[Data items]
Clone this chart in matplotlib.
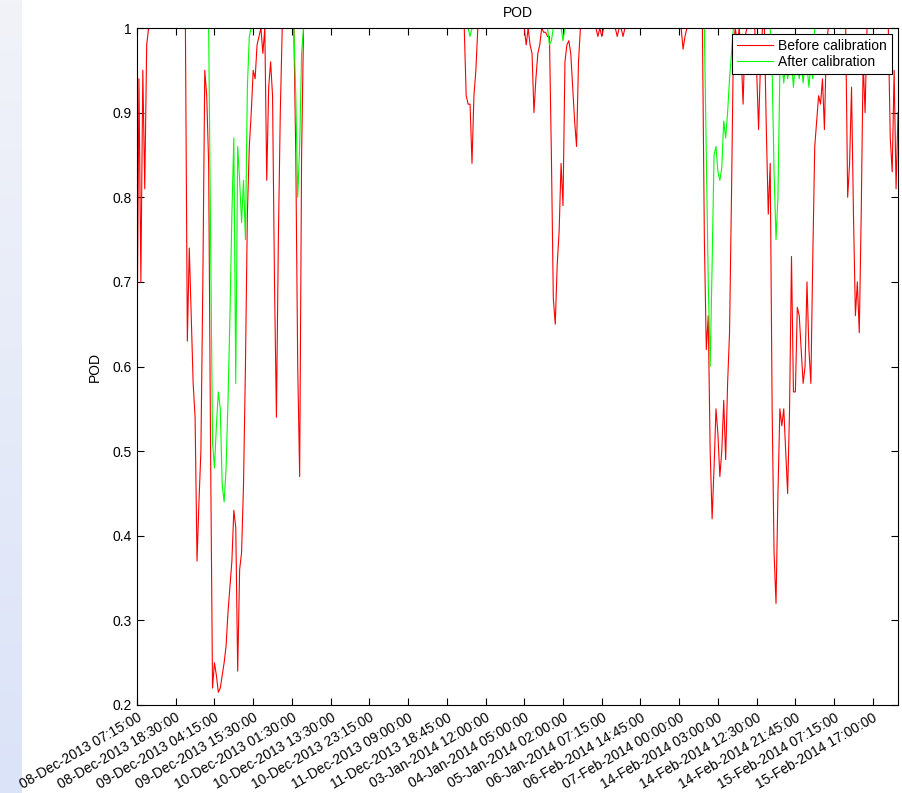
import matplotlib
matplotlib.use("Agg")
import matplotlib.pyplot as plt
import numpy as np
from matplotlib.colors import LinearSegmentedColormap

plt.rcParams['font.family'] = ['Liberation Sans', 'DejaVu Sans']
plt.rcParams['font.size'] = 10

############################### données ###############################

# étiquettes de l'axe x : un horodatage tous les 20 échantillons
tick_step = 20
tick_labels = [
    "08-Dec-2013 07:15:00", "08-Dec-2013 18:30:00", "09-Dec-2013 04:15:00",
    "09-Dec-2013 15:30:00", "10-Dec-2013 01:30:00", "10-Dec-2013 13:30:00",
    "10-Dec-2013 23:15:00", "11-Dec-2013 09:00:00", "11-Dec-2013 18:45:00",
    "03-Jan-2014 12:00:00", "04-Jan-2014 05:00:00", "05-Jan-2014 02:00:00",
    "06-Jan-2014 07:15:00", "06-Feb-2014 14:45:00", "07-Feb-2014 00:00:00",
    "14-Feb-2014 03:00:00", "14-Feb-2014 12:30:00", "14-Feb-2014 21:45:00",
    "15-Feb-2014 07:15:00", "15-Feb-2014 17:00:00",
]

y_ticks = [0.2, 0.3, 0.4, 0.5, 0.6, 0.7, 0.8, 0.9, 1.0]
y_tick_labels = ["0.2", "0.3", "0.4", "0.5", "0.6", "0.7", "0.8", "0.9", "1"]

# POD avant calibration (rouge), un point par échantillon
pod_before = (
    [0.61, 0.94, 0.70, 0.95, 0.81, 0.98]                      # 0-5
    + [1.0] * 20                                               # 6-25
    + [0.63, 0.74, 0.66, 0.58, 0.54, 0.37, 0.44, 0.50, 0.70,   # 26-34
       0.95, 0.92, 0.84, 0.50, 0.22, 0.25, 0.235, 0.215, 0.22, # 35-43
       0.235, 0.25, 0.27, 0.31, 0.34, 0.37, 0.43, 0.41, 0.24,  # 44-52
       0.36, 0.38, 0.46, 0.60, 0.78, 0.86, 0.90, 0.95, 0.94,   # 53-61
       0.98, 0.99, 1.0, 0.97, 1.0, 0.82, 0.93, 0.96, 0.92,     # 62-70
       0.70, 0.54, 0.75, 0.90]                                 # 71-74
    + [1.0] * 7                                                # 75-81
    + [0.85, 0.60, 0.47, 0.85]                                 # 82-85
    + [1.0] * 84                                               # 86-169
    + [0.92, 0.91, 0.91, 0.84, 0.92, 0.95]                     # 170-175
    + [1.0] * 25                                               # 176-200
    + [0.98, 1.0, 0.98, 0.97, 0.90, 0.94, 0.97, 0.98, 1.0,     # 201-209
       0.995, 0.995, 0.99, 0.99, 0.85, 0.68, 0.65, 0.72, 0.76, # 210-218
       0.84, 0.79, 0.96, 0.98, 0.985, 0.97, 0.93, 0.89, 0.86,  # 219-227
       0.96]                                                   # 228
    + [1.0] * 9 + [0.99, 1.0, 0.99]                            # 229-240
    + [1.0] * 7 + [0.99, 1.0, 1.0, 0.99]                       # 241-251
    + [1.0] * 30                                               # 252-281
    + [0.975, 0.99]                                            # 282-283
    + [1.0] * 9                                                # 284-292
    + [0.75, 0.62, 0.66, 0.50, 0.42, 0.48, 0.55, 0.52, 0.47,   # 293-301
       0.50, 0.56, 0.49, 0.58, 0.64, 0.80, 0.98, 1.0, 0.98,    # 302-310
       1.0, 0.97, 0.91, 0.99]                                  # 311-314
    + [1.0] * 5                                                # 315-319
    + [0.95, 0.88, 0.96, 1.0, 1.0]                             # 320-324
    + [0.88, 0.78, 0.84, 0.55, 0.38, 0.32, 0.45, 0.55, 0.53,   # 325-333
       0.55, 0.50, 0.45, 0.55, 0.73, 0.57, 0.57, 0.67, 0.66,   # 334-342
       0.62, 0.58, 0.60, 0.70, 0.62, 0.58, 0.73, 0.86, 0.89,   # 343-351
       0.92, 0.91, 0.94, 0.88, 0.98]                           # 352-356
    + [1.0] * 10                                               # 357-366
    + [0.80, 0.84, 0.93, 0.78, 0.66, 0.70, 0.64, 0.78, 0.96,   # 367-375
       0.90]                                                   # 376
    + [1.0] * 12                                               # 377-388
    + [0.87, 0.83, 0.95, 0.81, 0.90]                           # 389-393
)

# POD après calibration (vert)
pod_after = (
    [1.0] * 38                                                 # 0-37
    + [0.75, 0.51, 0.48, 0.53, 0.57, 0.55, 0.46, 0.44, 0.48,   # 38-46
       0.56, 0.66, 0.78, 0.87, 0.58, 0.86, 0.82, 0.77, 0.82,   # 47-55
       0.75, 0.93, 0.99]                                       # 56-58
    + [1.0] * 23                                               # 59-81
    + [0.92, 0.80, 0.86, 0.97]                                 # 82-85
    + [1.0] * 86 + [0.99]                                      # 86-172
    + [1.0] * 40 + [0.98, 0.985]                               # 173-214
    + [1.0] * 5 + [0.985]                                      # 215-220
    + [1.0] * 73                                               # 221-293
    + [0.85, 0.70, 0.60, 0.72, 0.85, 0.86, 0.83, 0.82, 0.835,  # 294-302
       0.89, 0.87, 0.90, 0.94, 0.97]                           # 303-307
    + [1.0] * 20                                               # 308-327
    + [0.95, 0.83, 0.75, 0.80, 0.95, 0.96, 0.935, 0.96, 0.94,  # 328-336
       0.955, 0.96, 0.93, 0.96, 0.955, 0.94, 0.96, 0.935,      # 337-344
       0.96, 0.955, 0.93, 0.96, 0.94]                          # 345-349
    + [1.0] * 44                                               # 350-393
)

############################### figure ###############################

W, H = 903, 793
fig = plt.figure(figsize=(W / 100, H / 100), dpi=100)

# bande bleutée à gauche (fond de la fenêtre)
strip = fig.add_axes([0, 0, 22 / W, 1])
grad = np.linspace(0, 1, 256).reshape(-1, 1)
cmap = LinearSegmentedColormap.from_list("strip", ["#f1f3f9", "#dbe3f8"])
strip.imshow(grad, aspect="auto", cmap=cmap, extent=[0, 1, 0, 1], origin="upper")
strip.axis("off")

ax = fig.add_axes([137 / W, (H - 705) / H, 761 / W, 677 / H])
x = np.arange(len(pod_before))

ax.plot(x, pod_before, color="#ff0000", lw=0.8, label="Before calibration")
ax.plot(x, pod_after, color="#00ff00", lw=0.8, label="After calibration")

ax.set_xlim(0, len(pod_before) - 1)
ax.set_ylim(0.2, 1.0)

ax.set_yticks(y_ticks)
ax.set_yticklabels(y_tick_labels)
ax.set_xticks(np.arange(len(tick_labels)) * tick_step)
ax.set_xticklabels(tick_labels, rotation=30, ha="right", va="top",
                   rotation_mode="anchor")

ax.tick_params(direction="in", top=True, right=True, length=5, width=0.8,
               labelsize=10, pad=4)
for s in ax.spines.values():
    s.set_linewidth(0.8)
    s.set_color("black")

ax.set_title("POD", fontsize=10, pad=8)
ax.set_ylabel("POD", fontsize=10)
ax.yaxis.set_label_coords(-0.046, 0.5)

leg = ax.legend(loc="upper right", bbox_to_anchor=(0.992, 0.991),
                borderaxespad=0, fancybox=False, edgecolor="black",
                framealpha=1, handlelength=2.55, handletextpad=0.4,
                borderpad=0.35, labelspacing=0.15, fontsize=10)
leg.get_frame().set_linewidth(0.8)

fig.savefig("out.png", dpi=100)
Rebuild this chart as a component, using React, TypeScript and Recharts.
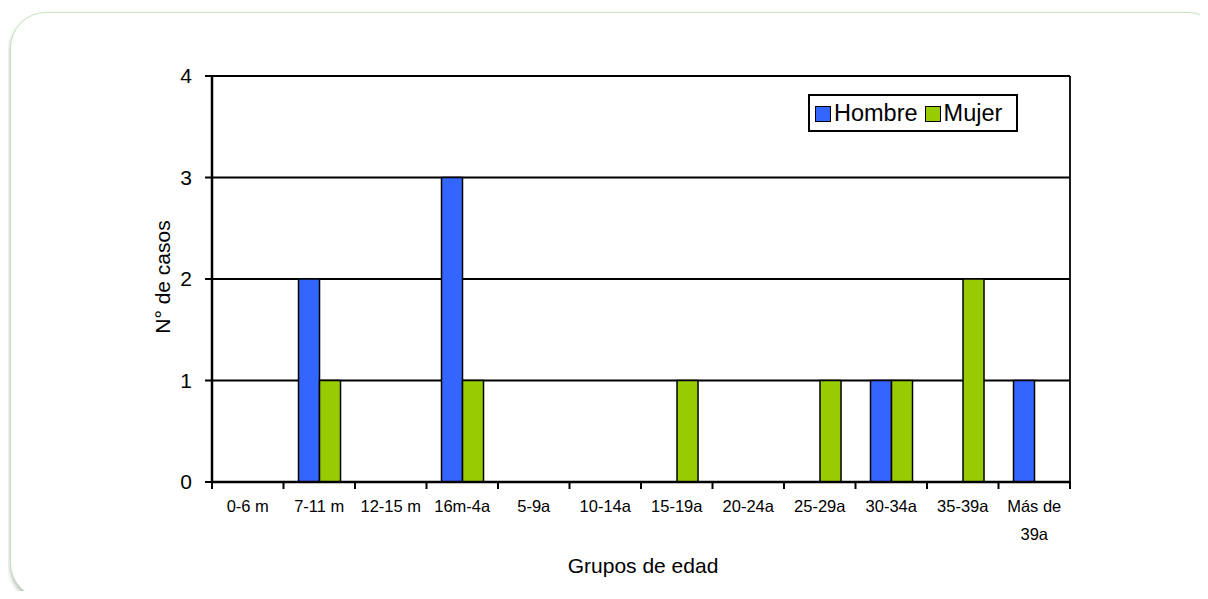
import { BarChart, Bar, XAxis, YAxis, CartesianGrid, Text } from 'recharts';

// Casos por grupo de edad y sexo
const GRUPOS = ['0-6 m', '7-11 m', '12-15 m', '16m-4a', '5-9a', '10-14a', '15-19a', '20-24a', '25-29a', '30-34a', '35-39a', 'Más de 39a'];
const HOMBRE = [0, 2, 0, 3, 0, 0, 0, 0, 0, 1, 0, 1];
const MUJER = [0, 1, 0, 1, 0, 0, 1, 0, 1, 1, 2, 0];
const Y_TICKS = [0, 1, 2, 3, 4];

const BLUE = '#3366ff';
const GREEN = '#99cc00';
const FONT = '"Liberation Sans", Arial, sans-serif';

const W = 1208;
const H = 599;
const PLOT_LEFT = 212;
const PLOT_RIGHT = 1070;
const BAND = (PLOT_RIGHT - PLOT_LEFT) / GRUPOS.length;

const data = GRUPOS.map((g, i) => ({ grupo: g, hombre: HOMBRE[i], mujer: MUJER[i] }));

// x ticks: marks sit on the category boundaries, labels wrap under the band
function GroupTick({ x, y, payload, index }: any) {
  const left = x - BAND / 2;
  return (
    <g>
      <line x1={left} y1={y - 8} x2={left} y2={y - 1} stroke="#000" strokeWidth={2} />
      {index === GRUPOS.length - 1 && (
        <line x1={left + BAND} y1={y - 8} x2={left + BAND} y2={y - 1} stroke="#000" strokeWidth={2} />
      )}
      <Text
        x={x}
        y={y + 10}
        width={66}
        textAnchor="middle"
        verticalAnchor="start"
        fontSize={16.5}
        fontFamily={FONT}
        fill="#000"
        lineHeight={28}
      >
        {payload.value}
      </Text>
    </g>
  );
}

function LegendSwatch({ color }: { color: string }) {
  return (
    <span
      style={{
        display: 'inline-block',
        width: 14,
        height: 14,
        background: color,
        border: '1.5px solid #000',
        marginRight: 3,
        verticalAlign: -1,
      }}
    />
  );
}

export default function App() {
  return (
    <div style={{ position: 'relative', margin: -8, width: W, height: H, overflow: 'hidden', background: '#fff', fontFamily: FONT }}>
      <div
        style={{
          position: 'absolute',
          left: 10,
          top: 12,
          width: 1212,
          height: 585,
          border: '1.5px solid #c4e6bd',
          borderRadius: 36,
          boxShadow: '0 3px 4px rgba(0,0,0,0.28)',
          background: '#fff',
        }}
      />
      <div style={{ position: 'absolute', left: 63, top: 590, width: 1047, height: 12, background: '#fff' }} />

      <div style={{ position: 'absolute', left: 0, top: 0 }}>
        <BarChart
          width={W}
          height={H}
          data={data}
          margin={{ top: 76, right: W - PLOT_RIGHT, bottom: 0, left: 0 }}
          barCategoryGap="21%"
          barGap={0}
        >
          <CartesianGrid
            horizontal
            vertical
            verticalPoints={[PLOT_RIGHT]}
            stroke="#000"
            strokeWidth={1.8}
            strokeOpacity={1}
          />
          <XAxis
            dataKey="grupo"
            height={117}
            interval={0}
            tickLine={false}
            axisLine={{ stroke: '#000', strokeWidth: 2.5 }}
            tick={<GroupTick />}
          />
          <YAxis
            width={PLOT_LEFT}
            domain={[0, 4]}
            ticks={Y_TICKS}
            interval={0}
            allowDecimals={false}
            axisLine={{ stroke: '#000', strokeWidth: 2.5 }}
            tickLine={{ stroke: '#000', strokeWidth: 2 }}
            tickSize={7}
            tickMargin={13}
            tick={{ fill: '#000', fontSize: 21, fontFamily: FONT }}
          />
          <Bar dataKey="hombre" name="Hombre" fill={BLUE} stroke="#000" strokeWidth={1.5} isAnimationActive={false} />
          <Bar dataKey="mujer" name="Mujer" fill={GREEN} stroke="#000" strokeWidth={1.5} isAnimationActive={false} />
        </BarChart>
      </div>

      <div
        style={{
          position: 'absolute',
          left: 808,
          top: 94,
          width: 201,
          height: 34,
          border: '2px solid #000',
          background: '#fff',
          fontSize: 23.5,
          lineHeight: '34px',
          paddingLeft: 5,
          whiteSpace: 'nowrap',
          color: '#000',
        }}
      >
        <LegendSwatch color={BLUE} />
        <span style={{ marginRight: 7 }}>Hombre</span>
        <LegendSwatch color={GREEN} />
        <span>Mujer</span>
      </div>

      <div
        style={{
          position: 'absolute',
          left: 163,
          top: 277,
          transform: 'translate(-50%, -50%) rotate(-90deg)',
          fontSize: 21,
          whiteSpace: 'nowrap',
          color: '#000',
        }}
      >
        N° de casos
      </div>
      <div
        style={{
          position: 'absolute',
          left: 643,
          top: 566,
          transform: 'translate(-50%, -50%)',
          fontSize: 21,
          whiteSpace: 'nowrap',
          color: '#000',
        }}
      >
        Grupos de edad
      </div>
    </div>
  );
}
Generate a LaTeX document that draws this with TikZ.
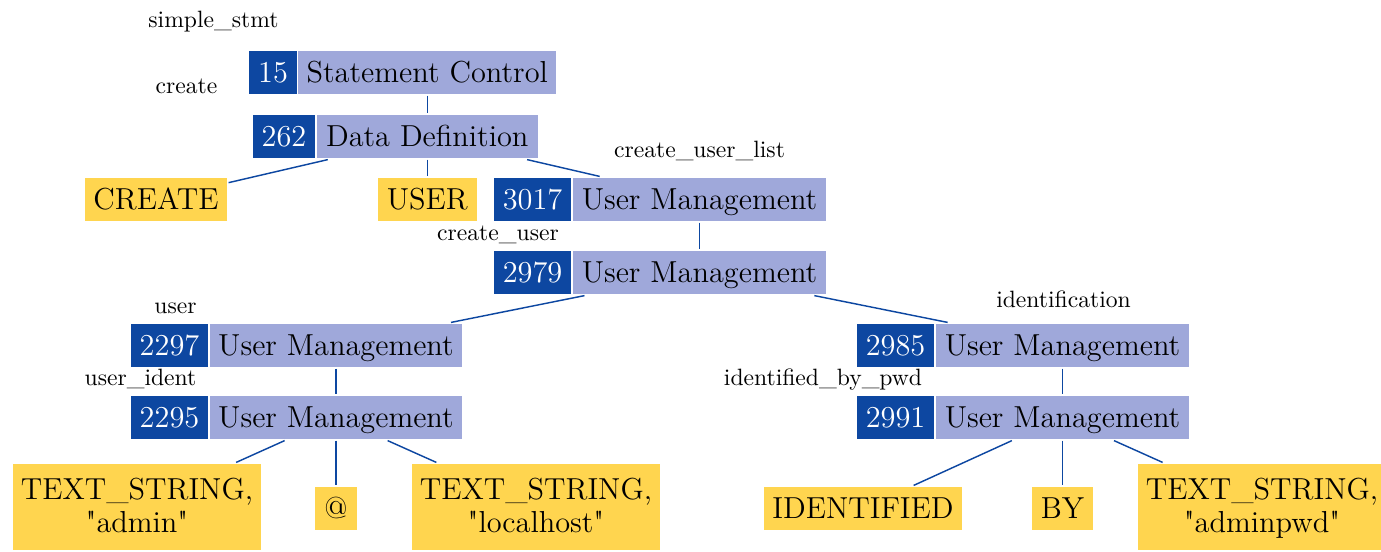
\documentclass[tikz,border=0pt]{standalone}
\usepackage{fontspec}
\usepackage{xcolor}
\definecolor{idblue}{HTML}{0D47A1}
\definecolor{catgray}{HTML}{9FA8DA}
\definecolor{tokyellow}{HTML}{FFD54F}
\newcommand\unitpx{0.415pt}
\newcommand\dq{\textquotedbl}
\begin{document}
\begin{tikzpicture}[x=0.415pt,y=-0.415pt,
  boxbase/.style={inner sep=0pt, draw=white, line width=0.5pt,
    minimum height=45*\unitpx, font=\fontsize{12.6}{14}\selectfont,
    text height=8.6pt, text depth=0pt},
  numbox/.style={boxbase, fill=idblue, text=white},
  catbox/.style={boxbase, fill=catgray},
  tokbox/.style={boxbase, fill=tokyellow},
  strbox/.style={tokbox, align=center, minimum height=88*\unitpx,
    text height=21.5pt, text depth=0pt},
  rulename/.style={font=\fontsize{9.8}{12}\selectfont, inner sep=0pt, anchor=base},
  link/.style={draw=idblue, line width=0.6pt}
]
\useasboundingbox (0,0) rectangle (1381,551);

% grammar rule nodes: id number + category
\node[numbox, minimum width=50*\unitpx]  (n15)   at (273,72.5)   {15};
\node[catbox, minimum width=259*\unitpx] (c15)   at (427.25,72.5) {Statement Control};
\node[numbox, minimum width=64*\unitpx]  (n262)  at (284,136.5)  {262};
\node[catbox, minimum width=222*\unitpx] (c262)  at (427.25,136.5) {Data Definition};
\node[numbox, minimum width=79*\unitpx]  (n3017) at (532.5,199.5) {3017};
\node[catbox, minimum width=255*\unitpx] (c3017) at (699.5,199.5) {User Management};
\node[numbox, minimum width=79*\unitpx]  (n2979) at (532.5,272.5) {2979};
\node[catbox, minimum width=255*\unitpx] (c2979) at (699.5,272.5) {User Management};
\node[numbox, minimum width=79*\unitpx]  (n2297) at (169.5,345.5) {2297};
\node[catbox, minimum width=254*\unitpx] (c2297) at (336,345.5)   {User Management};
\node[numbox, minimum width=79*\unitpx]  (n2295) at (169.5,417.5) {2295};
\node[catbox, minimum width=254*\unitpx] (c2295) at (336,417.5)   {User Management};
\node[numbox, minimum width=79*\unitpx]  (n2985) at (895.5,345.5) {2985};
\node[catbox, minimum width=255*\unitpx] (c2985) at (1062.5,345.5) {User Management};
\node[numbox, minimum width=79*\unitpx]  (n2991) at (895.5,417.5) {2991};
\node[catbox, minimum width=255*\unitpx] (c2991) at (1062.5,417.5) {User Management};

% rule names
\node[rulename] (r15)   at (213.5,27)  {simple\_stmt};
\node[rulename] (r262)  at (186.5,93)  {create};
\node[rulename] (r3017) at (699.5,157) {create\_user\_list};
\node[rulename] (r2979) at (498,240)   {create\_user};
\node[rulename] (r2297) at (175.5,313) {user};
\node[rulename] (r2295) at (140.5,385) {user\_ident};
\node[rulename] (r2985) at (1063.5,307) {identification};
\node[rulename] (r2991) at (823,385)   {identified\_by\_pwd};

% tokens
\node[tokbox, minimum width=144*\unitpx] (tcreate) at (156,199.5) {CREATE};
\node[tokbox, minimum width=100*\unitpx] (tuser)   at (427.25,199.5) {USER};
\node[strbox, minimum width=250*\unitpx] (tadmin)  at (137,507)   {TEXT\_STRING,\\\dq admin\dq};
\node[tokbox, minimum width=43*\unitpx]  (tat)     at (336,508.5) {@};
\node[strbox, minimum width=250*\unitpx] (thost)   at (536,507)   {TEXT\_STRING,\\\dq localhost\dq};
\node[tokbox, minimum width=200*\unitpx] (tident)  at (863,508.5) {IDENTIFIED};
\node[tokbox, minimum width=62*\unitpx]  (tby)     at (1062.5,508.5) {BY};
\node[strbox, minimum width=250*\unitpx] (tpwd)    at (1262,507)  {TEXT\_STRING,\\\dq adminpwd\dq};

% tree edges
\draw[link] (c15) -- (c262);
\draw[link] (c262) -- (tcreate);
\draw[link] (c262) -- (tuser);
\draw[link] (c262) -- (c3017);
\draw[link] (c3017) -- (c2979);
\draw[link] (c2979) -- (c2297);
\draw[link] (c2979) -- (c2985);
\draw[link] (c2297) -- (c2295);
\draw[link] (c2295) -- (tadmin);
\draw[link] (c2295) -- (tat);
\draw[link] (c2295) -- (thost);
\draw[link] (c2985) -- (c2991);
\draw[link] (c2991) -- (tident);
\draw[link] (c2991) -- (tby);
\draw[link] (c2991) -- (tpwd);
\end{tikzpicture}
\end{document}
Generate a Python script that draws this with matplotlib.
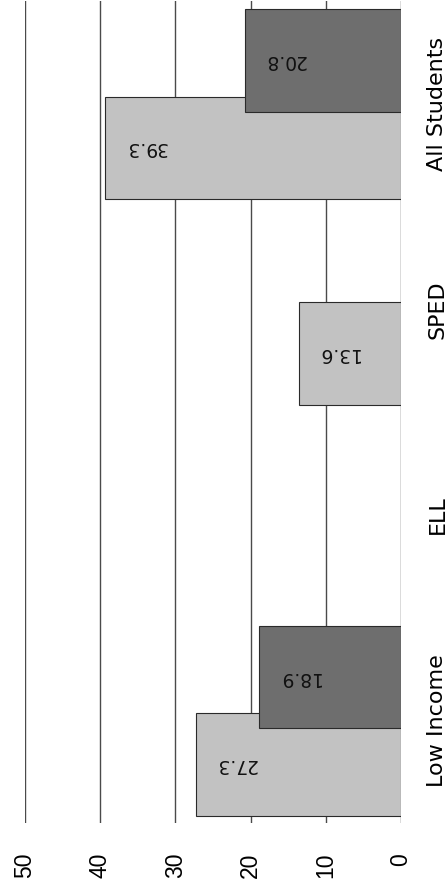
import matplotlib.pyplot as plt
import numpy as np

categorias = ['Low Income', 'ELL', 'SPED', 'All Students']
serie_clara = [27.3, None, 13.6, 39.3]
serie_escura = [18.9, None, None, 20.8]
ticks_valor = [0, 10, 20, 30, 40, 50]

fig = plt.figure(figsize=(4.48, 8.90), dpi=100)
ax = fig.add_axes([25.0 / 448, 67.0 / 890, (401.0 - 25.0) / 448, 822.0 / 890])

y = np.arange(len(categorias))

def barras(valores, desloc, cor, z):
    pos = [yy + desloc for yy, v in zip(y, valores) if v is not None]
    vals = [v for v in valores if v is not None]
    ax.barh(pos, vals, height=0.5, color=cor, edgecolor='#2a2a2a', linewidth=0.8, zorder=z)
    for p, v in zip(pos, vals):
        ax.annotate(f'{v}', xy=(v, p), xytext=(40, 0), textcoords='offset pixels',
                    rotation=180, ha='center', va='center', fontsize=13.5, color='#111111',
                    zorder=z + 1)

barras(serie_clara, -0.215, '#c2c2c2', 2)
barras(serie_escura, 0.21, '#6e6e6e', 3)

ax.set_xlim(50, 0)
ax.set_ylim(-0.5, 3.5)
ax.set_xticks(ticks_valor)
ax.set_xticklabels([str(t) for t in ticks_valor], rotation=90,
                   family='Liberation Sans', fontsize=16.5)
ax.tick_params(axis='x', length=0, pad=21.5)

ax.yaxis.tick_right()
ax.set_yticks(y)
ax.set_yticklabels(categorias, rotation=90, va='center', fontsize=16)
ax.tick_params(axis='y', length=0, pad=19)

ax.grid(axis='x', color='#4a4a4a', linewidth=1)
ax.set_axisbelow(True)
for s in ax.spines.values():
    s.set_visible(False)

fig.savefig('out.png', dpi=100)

### Set problem
From the entries above, copy exactly the lines starting at the one with "Generate a Python" and stopping at the one with "y = np.arange(len(categorias))", keeping both ends. Drop the pictures.

### Answer below
Generate a Python script that draws this with matplotlib.
import matplotlib.pyplot as plt
import numpy as np

categorias = ['Low Income', 'ELL', 'SPED', 'All Students']
serie_clara = [27.3, None, 13.6, 39.3]
serie_escura = [18.9, None, None, 20.8]
ticks_valor = [0, 10, 20, 30, 40, 50]

fig = plt.figure(figsize=(4.48, 8.90), dpi=100)
ax = fig.add_axes([25.0 / 448, 67.0 / 890, (401.0 - 25.0) / 448, 822.0 / 890])

y = np.arange(len(categorias))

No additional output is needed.